Interactive Scene Authoring with Specialized Generative Primitives
This addresses the challenge of complex 3D design tools for non-experts, offering a lightweight and controllable solution, though it appears incremental as it builds on existing methods like 3D Gaussian Splatting and Generative Cellular Automata.
The paper tackles the problem of enabling non-expert users to create high-quality 3D scenes by introducing Specialized Generative Primitives, a framework that allows interactive scene authoring with training times under 10 minutes per primitive and generation in a few minutes.
Generating high-quality 3D digital assets often requires expert knowledge of complex design tools. We introduce Specialized Generative Primitives, a generative framework that allows non-expert users to author high-quality 3D scenes in a seamless, lightweight, and controllable manner. Each primitive is an efficient generative model that captures the distribution of a single exemplar from the real world. With our framework, users capture a video of an environment, which we turn into a high-quality and explicit appearance model thanks to 3D Gaussian Splatting.
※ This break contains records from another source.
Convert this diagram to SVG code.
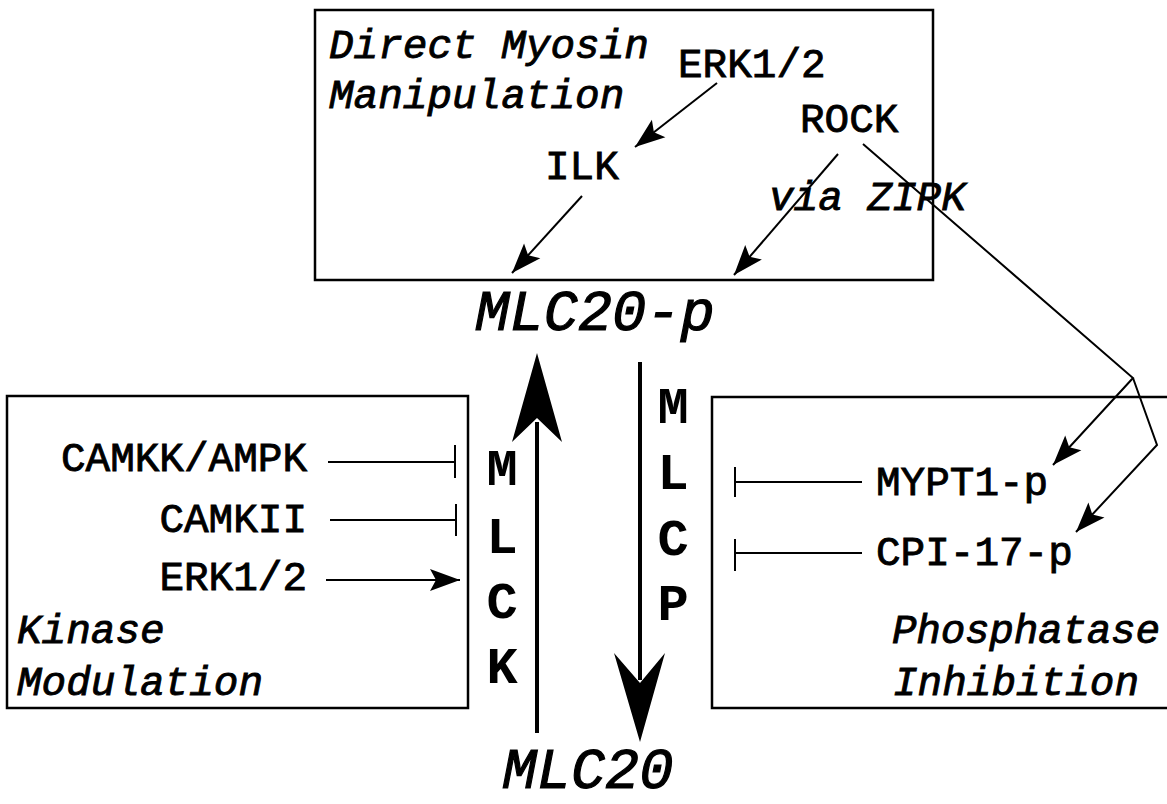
<svg xmlns="http://www.w3.org/2000/svg" width="1167" height="804" viewBox="0 0 1167 804">
  <style>
    .box { fill: none; stroke: #000; stroke-width: 2.5; }
    .ln { fill: none; stroke: #000; stroke-width: 2; }
    .big { fill: none; stroke: #000; stroke-width: 4; }
    .head { fill: #000; stroke: none; }
    text { font-family: "Liberation Mono", "Courier New", monospace; fill: #000; stroke: #000; stroke-width: 0.9; }
    .lab { font-size: 41px; font-weight: normal; }
    .title { font-size: 41px; font-weight: normal; font-style: italic; }
    .main { font-size: 57px; font-weight: normal; font-style: italic; stroke-width: 1.2; }
    .enz { font-size: 52px; font-weight: bold; text-anchor: middle; stroke-width: 0; }
  </style>
  <defs>
    <marker id="arr" markerUnits="userSpaceOnUse" viewBox="-31 -12 33 24" markerWidth="33" markerHeight="24" refX="0" refY="0" orient="auto">
      <path d="M0,0 L-30,-11 L-24,0 L-30,11 Z" fill="#000"/>
    </marker>
  </defs>
  <rect width="1167" height="804" fill="#fff"/>

  <g id="box-direct">
    <rect class="box" x="315" y="10" width="618" height="270"/>
    <text class="title" x="329" y="58">Direct Myosin</text>
    <text class="title" x="329" y="108">Manipulation</text>
  </g>
  <g id="node-erk-top"><text class="lab" x="678" y="77">ERK1/2</text></g>
  <g id="node-rock"><text class="lab" x="800" y="132">ROCK</text></g>
  <g id="node-ilk"><text class="lab" x="545" y="179">ILK</text></g>
  <g id="label-zipk"><text class="title" x="769" y="210">via ZIPK</text></g>

  <g id="node-mlc20p"><text class="main" x="595" y="330" text-anchor="middle">MLC20-p</text></g>
  <g id="node-mlc20"><text class="main" x="588" y="788" text-anchor="middle">MLC20</text></g>

  <g id="box-kinase">
    <rect class="box" x="7" y="396" width="461" height="312"/>
    <text class="title" x="17" y="643">Kinase</text>
    <text class="title" x="17" y="695">Modulation</text>
  </g>
  <g id="node-camkk"><text class="lab" x="307" y="471" text-anchor="end">CAMKK/AMPK</text></g>
  <g id="node-camkii"><text class="lab" x="307" y="532" text-anchor="end">CAMKII</text></g>
  <g id="node-erk-left"><text class="lab" x="307" y="590" text-anchor="end">ERK1/2</text></g>

  <g id="box-phosphatase">
    <rect class="box" x="712" y="397" width="475" height="311"/>
    <text class="title" x="892" y="643" textLength="268" lengthAdjust="spacing">Phosphatase</text>
    <text class="title" x="893" y="695">Inhibition</text>
  </g>
  <g id="node-mypt1"><text class="lab" x="876" y="495">MYPT1-p</text></g>
  <g id="node-cpi17"><text class="lab" x="876" y="565">CPI-17-p</text></g>

  <g id="node-mlck">
    <text class="enz" x="502" y="485">M</text>
    <text class="enz" x="502" y="553">L</text>
    <text class="enz" x="502" y="618">C</text>
    <text class="enz" x="502" y="683">K</text>
  </g>
  <g id="node-mlcp">
    <text class="enz" x="673" y="423">M</text>
    <text class="enz" x="673" y="489">L</text>
    <text class="enz" x="673" y="555">C</text>
    <text class="enz" x="673" y="620">P</text>
  </g>

  <g id="connectors">
    <line class="big" x1="537" y1="733" x2="537" y2="422"/>
    <path class="head" d="M537,353 L562,442 L537,418 L512,442 Z"/>
    <line class="big" x1="640" y1="362" x2="640" y2="680"/>
    <path class="head" d="M640,742 L665,653 L640,683 L614,653 Z"/>

    <line class="ln" x1="717" y1="83" x2="635" y2="147" marker-end="url(#arr)"/>
    <line class="ln" x1="582" y1="196" x2="512" y2="273" marker-end="url(#arr)"/>
    <line class="ln" x1="838" y1="154" x2="734" y2="275" marker-end="url(#arr)"/>
    <polyline class="ln" points="863,144 1133,378 1053,465" marker-end="url(#arr)"/>
    <polyline class="ln" points="1133,378 1157,445 1076,532" marker-end="url(#arr)"/>

    <line class="ln" x1="328" y1="462" x2="455" y2="462"/>
    <line class="ln" x1="455" y1="445" x2="455" y2="478"/>
    <line class="ln" x1="330" y1="520" x2="456" y2="520"/>
    <line class="ln" x1="456" y1="504" x2="456" y2="536"/>
    <line class="ln" x1="326" y1="580" x2="460" y2="580" marker-end="url(#arr)"/>

    <line class="ln" x1="862" y1="482" x2="735" y2="482"/>
    <line class="ln" x1="735" y1="467" x2="735" y2="497"/>
    <line class="ln" x1="862" y1="553" x2="735" y2="553"/>
    <line class="ln" x1="735" y1="539" x2="735" y2="571"/>
  </g>
</svg>
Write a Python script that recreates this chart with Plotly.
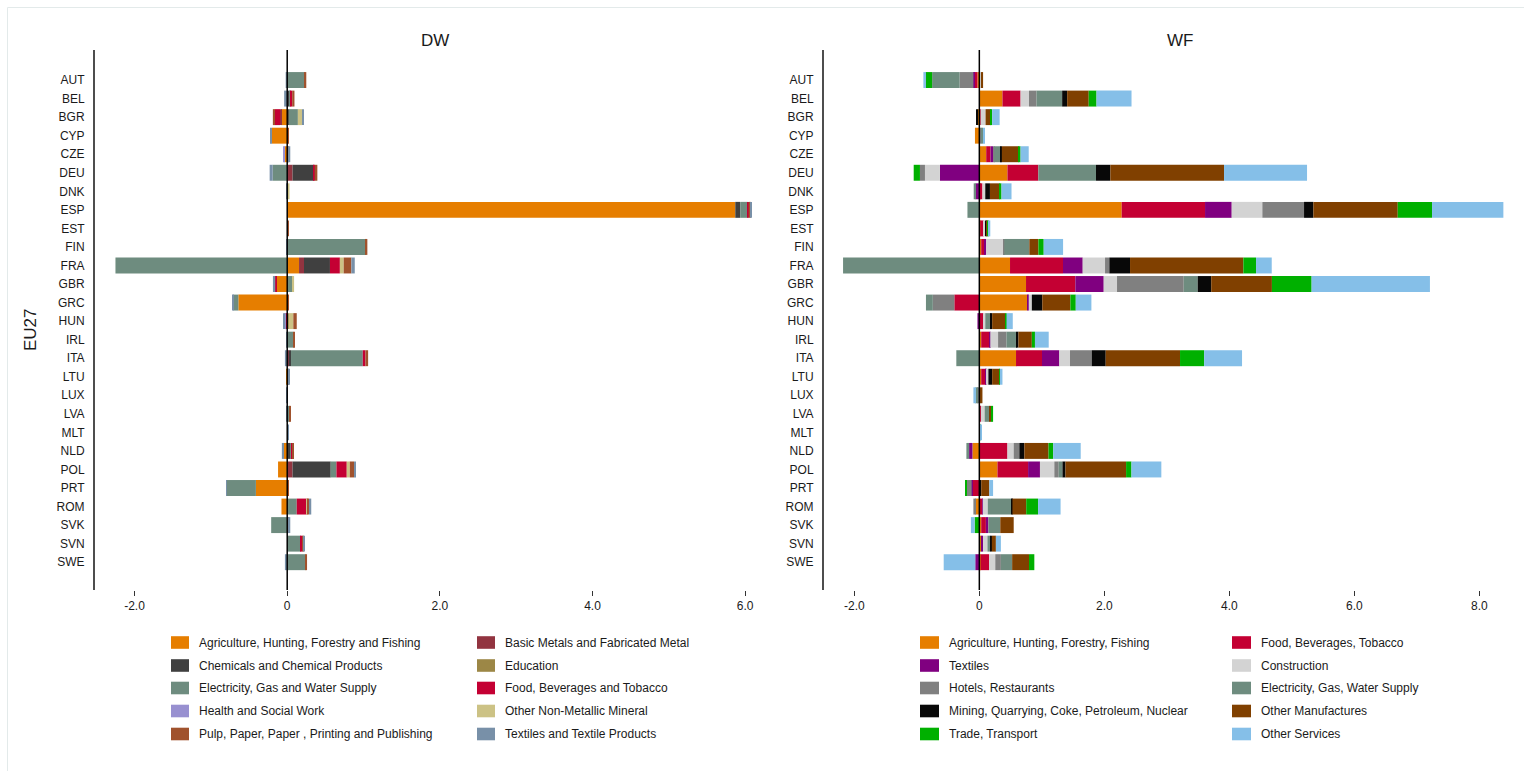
import plotly.graph_objects as go

W, H = 1524, 771

countries = ["AUT", "BEL", "BGR", "CYP", "CZE", "DEU", "DNK", "ESP", "EST", "FIN",
             "FRA", "GBR", "GRC", "HUN", "IRL", "ITA", "LTU", "LUX", "LVA", "MLT",
             "NLD", "POL", "PRT", "ROM", "SVK", "SVN", "SWE"]

# ---- DW panel: contributions by sector (one value per country, same order) ----
dw_sectors = ["Agriculture, Hunting, Forestry and Fishing", "Basic Metals and Fabricated Metal",
              "Chemicals and Chemical Products", "Education",
              "Electricity, Gas and Water Supply", "Food, Beverages and Tobacco",
              "Health and Social Work", "Other Non-Metallic Mineral",
              "Pulp, Paper, Paper , Printing and Publishing", "Textiles and Textile Products"]
dw_colors = ["#E67E00", "#923440", "#404040", "#9C8746", "#6E8C7F",
             "#C40033", "#9890D0", "#CCC285", "#A0522D", "#7890A8"]

dw_agri = [0, 0, -0.08, -0.2, -0.035, 0, 0, 5.87, 0, 0,
           0.155, -0.14, -0.64, 0, 0, 0, -0.01, 0, 0, 0,
           -0.045, -0.12, -0.41, -0.075, 0, 0, 0]
dw_metals = [0.01, 0, -0.012, 0, 0, 0.07, 0, 0, 0, 0,
             0.065, 0, 0, 0.01, 0, 0.02, 0, 0, 0, 0,
             0, 0.07, 0, 0, 0, 0, 0]
dw_chem = [0, 0.03, 0.02, 0, 0, 0.28, 0, 0.065, 0, 0,
           0.34, 0, 0, 0, 0, 0.03, 0, 0, 0, 0,
           0.04, 0.5, 0, 0, 0, 0, 0]
dw_edu = [0, 0, 0, 0, 0, 0, 0, 0, 0, 0,
          0, 0, 0, 0.01, 0, 0, 0, 0, 0, 0,
          0, 0, 0, 0, 0, 0, 0]
dw_elec = [0.22, 0.015, 0.12, 0, 0, -0.19, 0.01, 0.1, 0.01, 1.03,
           -2.25, 0.07, -0.066, 0, 0.08, 0.94, 0, 0, 0.03, 0.01,
           0.01, 0.075, -0.38, 0.125, -0.21, 0.18, 0.24]
dw_food = [0, 0.02, -0.07, 0, 0, 0.01, 0, 0.01, 0, 0,
           0.13, -0.017, 0, -0.025, 0, 0.035, 0, 0, 0, 0,
           0.02, 0.135, 0, 0.13, 0.01, 0.02, 0]
dw_health = [0, 0, 0, 0, -0.02, 0, 0, 0, 0, 0,
             0, 0, 0, -0.01, 0, 0, 0, 0, 0, 0,
             0, 0, 0, 0, 0, 0, 0]
dw_mineral = [0, 0, 0.057, 0, 0, 0, 0.02, 0, 0, 0,
              0.05, 0.02, 0, 0.06, 0, 0, 0.01, 0, 0, 0,
              0, 0.04, 0, 0.01, 0, 0, 0]
dw_pulp = [0.02, 0.03, -0.026, 0.015, 0.02, 0.035, 0, 0.03, 0.01, 0.02,
           0.1, 0, 0.015, 0.045, 0.02, 0.035, 0.01, 0.01, 0.02, 0,
           0.01, 0.055, 0.02, 0.02, 0.01, 0.01, 0.02]
dw_textile = [-0.02, -0.04, 0.02, -0.017, 0.02, -0.04, -0.01, 0.01, 0, -0.01,
              0.045, -0.03, -0.01, -0.01, -0.015, -0.03, 0.005, -0.005, -0.01, 0.005,
              -0.025, 0.025, -0.01, 0.03, 0.02, 0.02, -0.03]

# ---- WF panel ----
wf_sectors = ["Agriculture, Hunting, Forestry, Fishing", "Food, Beverages, Tobacco",
              "Textiles", "Construction", "Hotels, Restaurants",
              "Electricity, Gas, Water Supply",
              "Mining, Quarrying, Coke, Petroleum, Nuclear", "Other Manufactures",
              "Trade, Transport", "Other Services"]
wf_colors = ["#E67E00", "#C40033", "#800080", "#D3D3D3", "#808080",
             "#6E8C7F", "#080808", "#804000", "#00B000", "#85BFE8"]

wf_agri = [-0.03, 0.37, -0.03, -0.07, 0.11, 0.45, 0.02, 2.278, 0.015, 0.03,
           0.491, 0.747, 0.77, 0, 0.03, 0.587, 0.03, 0, 0, 0,
           -0.11, 0.29, 0, -0.065, 0.03, 0.03, 0.02]
wf_food = [-0.05, 0.29, 0.02, 0, 0.07, 0.494, 0.03, 1.333, 0.055, 0.055,
           0.848, 0.789, -0.40, 0.065, 0.13, 0.416, 0.075, 0, 0.025, 0,
           0.45, 0.49, -0.107, 0.05, 0.075, 0, 0.135]
wf_textile = [-0.015, 0, 0, 0, 0.04, -0.63, -0.06, 0.427, 0, 0.025,
              0.315, 0.454, 0.02, -0.03, 0.015, 0.277, 0.01, 0, 0, 0,
              -0.054, 0.19, -0.016, 0.005, 0.04, 0.03, -0.065]
wf_constr = [0.03, 0.135, 0.08, 0, 0, -0.24, 0.045, 0.49, 0.025, 0.28,
             0.357, 0.213, 0.05, 0.03, 0.125, 0.171, 0.03, 0, 0.06, 0,
             0.1, 0.23, 0, 0.08, 0, 0.07, 0.1]
wf_hotels = [-0.22, 0.12, 0, 0.03, 0.02, -0.08, 0, 0.667, 0, 0.01,
             0.069, 1.067, -0.344, 0, 0.135, 0.347, 0, -0.035, 0, 0,
             0.09, 0.07, -0.075, -0.03, 0, 0, 0.09]
wf_elec = [-0.44, 0.41, 0, 0.03, 0.1, 0.923, -0.03, -0.19, 0, 0.4,
           -2.18, 0.224, -0.11, 0.085, 0.16, -0.368, 0, -0.03, 0.075, 0,
           -0.043, 0.06, 0, 0.38, 0.19, 0.05, 0.18]
wf_mining = [0, 0.08, -0.02, 0, 0.02, 0.229, 0.075, 0.149, 0.015, 0,
             0.331, 0.216, 0.167, 0.025, 0.03, 0.224, 0.06, 0, 0, 0,
             0.08, 0.048, 0.03, 0.015, 0, 0.02, 0]
wf_manuf = [0.03, 0.345, 0.085, 0, 0.27, 1.819, 0.155, 1.35, 0.02, 0.145,
            1.813, 0.971, 0.45, 0.215, 0.215, 1.189, 0.12, 0.05, 0.03, 0,
            0.387, 0.97, 0.13, 0.22, 0.215, 0.065, 0.27]
wf_trade = [-0.11, 0.125, 0.02, 0, 0.03, -0.1, 0.03, 0.549, 0.02, 0.085,
            0.203, 0.635, 0.086, 0.015, 0.05, 0.386, 0.005, 0, 0.03, 0.02,
            0.075, 0.086, -0.02, 0.19, -0.075, 0, 0.085]
wf_services = [-0.03, 0.56, 0.12, 0.02, 0.13, 1.328, 0.16, 1.141, 0.025, 0.31,
               0.251, 1.893, 0.25, 0.1, 0.22, 0.606, 0.04, -0.03, 0, 0.015,
               0.44, 0.478, 0.06, 0.36, -0.06, 0.08, -0.505]

dw_values = [dw_agri, dw_metals, dw_chem, dw_edu, dw_elec,
             dw_food, dw_health, dw_mineral, dw_pulp, dw_textile]
wf_values = [wf_agri, wf_food, wf_textile, wf_constr, wf_hotels,
             wf_elec, wf_mining, wf_manuf, wf_trade, wf_services]

dw_ticks = [-2, 0, 2, 4, 6]
wf_ticks = [-2, 0, 2, 4, 6, 8]


def px(x):
    return x / W


def py(y):
    return 1 - y / H


FONT = "Liberation Sans, Arial, sans-serif"
TXT = "#1a1a1a"

fig = go.Figure()

for name, color, vals in zip(dw_sectors, dw_colors, dw_values):
    fig.add_trace(go.Bar(x=vals, y=countries, orientation="h", name=name,
                         marker=dict(color=color, line=dict(width=0)),
                         xaxis="x", yaxis="y", showlegend=False))
for name, color, vals in zip(wf_sectors, wf_colors, wf_values):
    fig.add_trace(go.Bar(x=vals, y=countries, orientation="h", name=name,
                         marker=dict(color=color, line=dict(width=0)),
                         xaxis="x2", yaxis="y2", showlegend=False))

ydom = [py(590), py(50)]
yrange = [len(countries) - 1 + 1.5, -1.62]

common_y = dict(type="category", categoryorder="array", categoryarray=countries,
                range=yrange, autorange=False, showgrid=False, zeroline=False,
                showline=True, linecolor="#4d4d4d", linewidth=2, ticks="",
                ticklabelstandoff=6, tickfont=dict(family=FONT, size=12, color=TXT),
                domain=ydom)
common_x = dict(showgrid=False, zeroline=False, showline=False, ticks="outside",
                ticklen=5, tickwidth=1, tickcolor="#333333", autorange=False,
                tickfont=dict(family=FONT, size=12, color=TXT))

fig.update_layout(
    width=W, height=H,
    margin=dict(l=0, r=0, t=0, b=0),
    paper_bgcolor="white", plot_bgcolor="white",
    barmode="relative", bargap=0.14,
    xaxis=dict(common_x, domain=[px(95), px(762)], range=[-2.518, 6.22], anchor="y",
               tickvals=dw_ticks, ticktext=[f"{t:.1f}" if t else "0" for t in dw_ticks]),
    yaxis=dict(common_y, anchor="x"),
    xaxis2=dict(common_x, domain=[px(824), px(1515)], range=[-2.485, 8.57], anchor="y2",
                tickvals=wf_ticks, ticktext=[f"{t:.1f}" if t else "0" for t in wf_ticks]),
    yaxis2=dict(common_y, anchor="x2"),
)

shapes = []
annotations = []

# zero reference lines drawn over the bars
for xr, yr in (("x", "y domain"), ("x2", "y2 domain")):
    shapes.append(dict(type="line", xref=xr, yref=yr, x0=0, x1=0, y0=0, y1=1,
                       line=dict(color="black", width=1.5), layer="above"))

# faint frame around the figure
shapes.append(dict(type="rect", xref="paper", yref="paper",
                   x0=px(7.5), x1=px(W + 5), y0=py(H + 5), y1=py(7.5),
                   line=dict(color="#e3eaea", width=1), fillcolor="rgba(0,0,0,0)"))

# panel titles and shared axis title
for label, cx in (("DW", 435), ("WF", 1180)):
    annotations.append(dict(text=label, x=px(cx), y=py(40), xref="paper", yref="paper",
                            showarrow=False, xanchor="center", yanchor="middle",
                            font=dict(family=FONT, size=17, color=TXT)))
annotations.append(dict(text="EU27", x=px(30), y=py(330), xref="paper", yref="paper",
                        showarrow=False, textangle=-90, xanchor="center", yanchor="middle",
                        font=dict(family=FONT, size=17, color=TXT)))

# two-column legends under each panel
row_y = [642.5, 665.5, 688, 711, 734]


def add_legend(names, colors, swatch_x, text_x, sw_w):
    for i, (name, color) in enumerate(zip(names, colors)):
        col, row = i % 2, i // 2
        yc = row_y[row]
        x0 = swatch_x[col]
        shapes.append(dict(type="rect", xref="paper", yref="paper",
                           x0=px(x0), x1=px(x0 + sw_w), y0=py(yc + 6.3), y1=py(yc - 6.3),
                           fillcolor=color, line=dict(width=0)))
        annotations.append(dict(text=name, x=px(text_x[col] - 2), y=py(yc), xref="paper",
                                yref="paper", showarrow=False, xanchor="left",
                                yanchor="middle",
                                font=dict(family=FONT, size=12, color=TXT)))


add_legend(dw_sectors, dw_colors, [171, 477], [199, 505], 18)
add_legend(wf_sectors, wf_colors, [920, 1232], [949, 1261], 19)

fig.update_layout(shapes=shapes, annotations=annotations)

fig.write_html("out.html")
Users then select regions of interest guided by semantically-aware features. To create a generative primitive, we adapt Generative Cellular Automata to single-exemplar training and controllable generation. We decouple the generative task from the appearance model by operating on sparse voxels and we recover a high-quality output with a subsequent sparse patch consistency step. Each primitive can be trained within 10 minutes and used to author new scenes interactively in a fully compositional manner. We showcase interactive sessions where various primitives are extracted from real-world scenes and controlled to create 3D assets and scenes in a few minutes. We also demonstrate additional capabilities of our primitives: handling various 3D representations to control generation, transferring appearances, and editing geometries.